I was 9, I don’t remember every detail of the things she wore, but I can picture what she would’ve worn. It was past midnight, so she was probably wearing her purple polka dot pajamas. She wasn’t wearing any make up. She probably did that thing she always does when she’s upset, she looked down at the floor.

“Tia Maggie was shot” She said.

The man who had shot my tía was her boyfriend’s friend. To me he wasn’t even a man, in my mind he was a dark eerie shadow, a mixture of PCP and meth. This shadow was yelling at my tía and she had enough. She went to a room and called her boyfriend, telling him that she was about to leave because “his friend is an idiot”.

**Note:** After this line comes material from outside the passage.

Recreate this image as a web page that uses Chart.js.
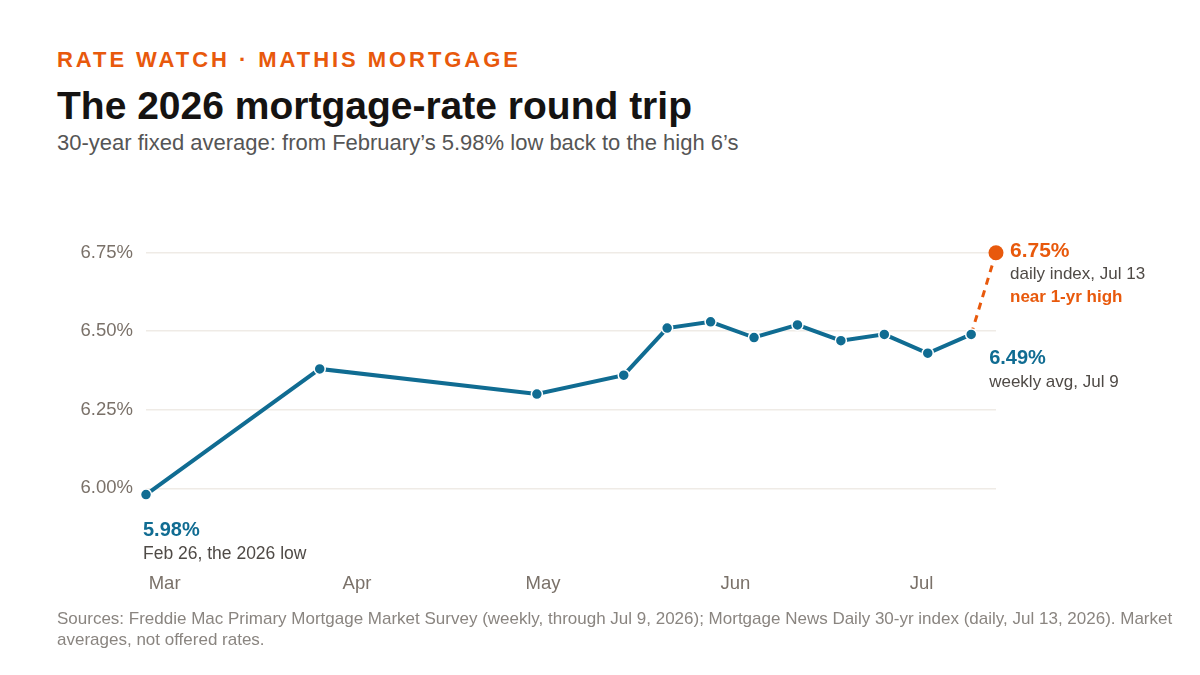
<!DOCTYPE html>
<html>
<head>
<meta charset="utf-8">
<script src="https://cdn.jsdelivr.net/npm/chart.js@4.4.1/dist/chart.umd.min.js"></script>
<style>
  html, body { margin: 0; padding: 0; background: #fff; }
  body { width: 1200px; height: 675px; position: relative; overflow: hidden; font-family: "Liberation Sans", Arial, sans-serif; }
  .txt { position: absolute; left: 57px; white-space: nowrap; line-height: 1; }
  #kicker { top: 49px; font-size: 22px; font-weight: bold; color: #e8590c; letter-spacing: 2.95px; }
  #title { top: 86px; font-size: 39px; font-weight: bold; color: #151312; }
  #subtitle { top: 132px; font-size: 22px; color: #555; }
  #source { top: 608px; width: 1132px; white-space: normal; font-size: 17px; line-height: 21px; color: #8a8580; }
  #chart { position: absolute; left: 0; top: 0; }
</style>
</head>
<body>
<div class="txt" id="kicker">RATE WATCH · MATHIS MORTGAGE</div>
<div class="txt" id="title">The 2026 mortgage-rate round trip</div>
<div class="txt" id="subtitle">30-year fixed average: from February’s 5.98% low back to the high 6’s</div>
<canvas id="chart" width="1200" height="675"></canvas>
<div class="txt" id="source">Sources: Freddie Mac Primary Mortgage Market Survey (weekly, through Jul 9, 2026); Mortgage News Daily 30-yr index (daily, Jul 13, 2026). Market averages, not offered rates.</div>

<script>
// weekly Freddie Mac averages
const weeklyDates = ['2026-02-26', '2026-03-26', '2026-04-30', '2026-05-14', '2026-05-21', '2026-05-28',
  '2026-06-04', '2026-06-11', '2026-06-18', '2026-06-25', '2026-07-02', '2026-07-09'];
const weeklyRates = [5.98, 6.38, 6.30, 6.36, 6.51, 6.53, 6.48, 6.52, 6.47, 6.49, 6.43, 6.49];

// daily index jump after the last weekly print
const dailyDates = ['2026-07-09', '2026-07-13'];
const dailyRates = [6.49, 6.75];

const monthTicks = ['2026-03-01', '2026-04-01', '2026-05-01', '2026-06-01', '2026-07-01'];
const monthLabels = ['Mar', 'Apr', 'May', 'Jun', 'Jul'];
const rateTicks = [6.00, 6.25, 6.50, 6.75];

const BLUE = '#106c92';
const ORANGE = '#e8590c';
const DARK = '#4f4a46';
const FONT = '"Liberation Sans", Arial, sans-serif';

// day of year, so the x axis is a plain linear scale
function dayNum(s) {
  const [y, m, d] = s.split('-').map(Number);
  return (Date.UTC(y, m - 1, d) - Date.UTC(y, 0, 1)) / 86400000 + 1;
}

const weeklyPts = weeklyDates.map((d, i) => ({ x: dayNum(d), y: weeklyRates[i] }));
const dailyPts = dailyDates.map((d, i) => ({ x: dayNum(d), y: dailyRates[i] }));
const monthVals = monthTicks.map(dayNum);

function drawText(ctx, str, x, y, font, color) {
  ctx.font = font;
  ctx.fillStyle = color;
  ctx.fillText(str, x, y);
}

const callouts = {
  id: 'callouts',
  afterDatasetsDraw(chart) {
    const ctx = chart.ctx;
    const wk = chart.getDatasetMeta(1).data;
    const dl = chart.getDatasetMeta(0).data;
    const low = wk[0];
    const last = wk[wk.length - 1];
    const high = dl[dl.length - 1];
    ctx.save();
    ctx.textAlign = 'left';
    ctx.textBaseline = 'alphabetic';

    drawText(ctx, weeklyRates[0].toFixed(2) + '%', low.x - 3, low.y + 41, 'bold 20px ' + FONT, BLUE);
    drawText(ctx, 'Feb 26, the 2026 low', low.x - 3, low.y + 64, '17.5px ' + FONT, DARK);

    drawText(ctx, dailyRates[dailyRates.length - 1].toFixed(2) + '%', high.x + 14, high.y + 4, 'bold 21px ' + FONT, ORANGE);
    drawText(ctx, 'daily index, Jul 13', high.x + 14, high.y + 26, '17px ' + FONT, DARK);
    drawText(ctx, 'near 1-yr high', high.x + 14, high.y + 49, 'bold 17px ' + FONT, ORANGE);

    drawText(ctx, weeklyRates[weeklyRates.length - 1].toFixed(2) + '%', last.x + 18, last.y + 30, 'bold 20px ' + FONT, BLUE);
    drawText(ctx, 'weekly avg, Jul 9', last.x + 18, last.y + 53, '17px ' + FONT, DARK);
    ctx.restore();
  }
};

new Chart(document.getElementById('chart'), {
  type: 'line',
  data: {
    datasets: [
      {
        label: 'Daily index',
        data: dailyPts,
        borderColor: ORANGE,
        borderWidth: 3,
        borderDash: [7, 6],
        pointRadius: [0, 7.5],
        pointBackgroundColor: ORANGE,
        pointBorderWidth: 0,
        clip: false,
        order: 2
      },
      {
        label: 'Weekly average',
        data: weeklyPts,
        borderColor: BLUE,
        borderWidth: 4,
        pointRadius: 5.5,
        pointBackgroundColor: BLUE,
        pointBorderColor: '#fff',
        pointBorderWidth: 1.5,
        clip: false,
        order: 1
      }
    ]
  },
  options: {
    responsive: false,
    animation: false,
    layout: { padding: { left: 0, right: 204, top: 237, bottom: 0 } },
    plugins: { legend: { display: false }, tooltip: { enabled: false } },
    scales: {
      x: {
        type: 'linear',
        min: dayNum(weeklyDates[0]),
        max: dayNum(dailyDates[dailyDates.length - 1]),
        grid: { display: false },
        border: { display: false },
        afterFit(scale) { scale.height = 171; },
        afterBuildTicks(scale) { scale.ticks = monthVals.map(v => ({ value: v })); },
        ticks: {
          autoSkip: false,
          maxRotation: 0,
          padding: 61,
          color: '#7a7169',
          font: { family: FONT, size: 18.5 },
          callback: (v) => monthLabels[monthVals.indexOf(v)]
        }
      },
      y: {
        min: 5.95,
        max: 6.80,
        grid: { color: '#efebe6', lineWidth: 1.5, drawTicks: false },
        border: { display: false },
        afterFit(scale) { scale.width = 146; },
        afterBuildTicks(scale) { scale.ticks = rateTicks.map(v => ({ value: v })); },
        ticks: {
          padding: 13,
          color: '#7a7169',
          font: { family: FONT, size: 18.5 },
          callback: (v) => v.toFixed(2) + '%'
        }
      }
    }
  },
  plugins: [callouts]
});
</script>
</body>
</html>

Just then, the shadow came in the room and locked the door and began to say some very foul words. My tía said she had enough. The shadow shot my aunt in the head.  It took him a few minutes to realize what he had done, but by that time it was too late, someone broke open the door to see what the noise was. The shadow man ran away. The police found him hours later in a different location.

 To me he wasn’t even a man, in my mind he was a dark eerie shadow, a mixture of PCP and meth.

 

I can’t help but think about how things could’ve been different. If my tía had left her party, and agreed to come to our party. She would have been one of the first once there, eating Carne Asada with the tías and gossiping. She would have danced with the boys as they tried to rap, maybe even tried to spit out her own rhymes.

There will always be that one part of me that wonders if she made the right decision to go to their party instead of ours. I can only hope it was a part of God’s plan.